Serão habilitados à mudança colégios que atingirem a maioria simples de votos e, em caso da não obtenção de quórum, uma nova votação será realizada no dia 30.
Sindicato divulga canal para receber irregularidades
No dia da votação, a APP-Sindicato oferece canal de denúncias caso o integrante da comunidade escolar “perceber irregularidades, for coagido ou pressionado a votar favorável”. O sindicato pede registro da situação como puder e denúncia no canal appsindicato.org.br/denuncia ou pelo Whatsapp (41) 99249-2328.
NOTA da Secretaria Estadual de Educação – em resposta dos questionamentos do Brasil de Fato Paraná sobre perseguições contra mães, professores, divulgação de fake news e ausência de canais de informação. Confira a resposta da Secretaria Estadual.

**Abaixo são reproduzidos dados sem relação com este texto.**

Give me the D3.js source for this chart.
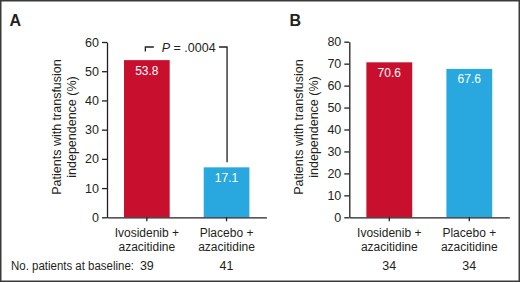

Por orientação jurídica, o nome da escola foi ocultado para preservar a denunciante:
A Escola Estadual XX, ao tomar conhecimento da situação, imediatamente iniciou apuração detalhada dos fatos relatados.
A diretoria da escola enfatiza que, em momento algum, emitiu orientações aos colaboradores no sentido de solicitar modificação do corte, comprimento, estrutura ou qualquer apresentação no cabelo dos alunos. Como todas as instituições de ensino, sejam elas de caráter cívico-militar ou não, o Colégio Estadual XX respeita o direito dos estudantes de optarem por sua apresentação pessoal da maneira que desejarem.
Quanto à forma como a suposta advertência foi comunicada, a escola reforça seu compromisso com o respeito no tratamento com os estudantes e está conduzindo uma investigação interna junto ao corpo docente para esclarecimentos mais precisos sobre a situação.
É importante salientar que a escola enviou um convite formal à mãe denunciante, convidando-a a comparecer à instituição para fornecer informações adicionais e colaborar na elucidação dos fatos. Até o momento, não obteve-se resposta por parte da mãe.
A Secretaria de Estado da Educação do Paraná (Seed-PR) reforça que permanece aberta ao diálogo e reitera seu compromisso com a transparência e a justiça. Caso a mãe denunciante deseje discutir a situação ou esclarecer quaisquer dúvidas, as portas da escola estão abertas para recebê-la a qualquer momento.
A instituição está empenhada em garantir um ambiente educacional inclusivo, respeitoso e que promova o pleno desenvolvimento de seus estudantes.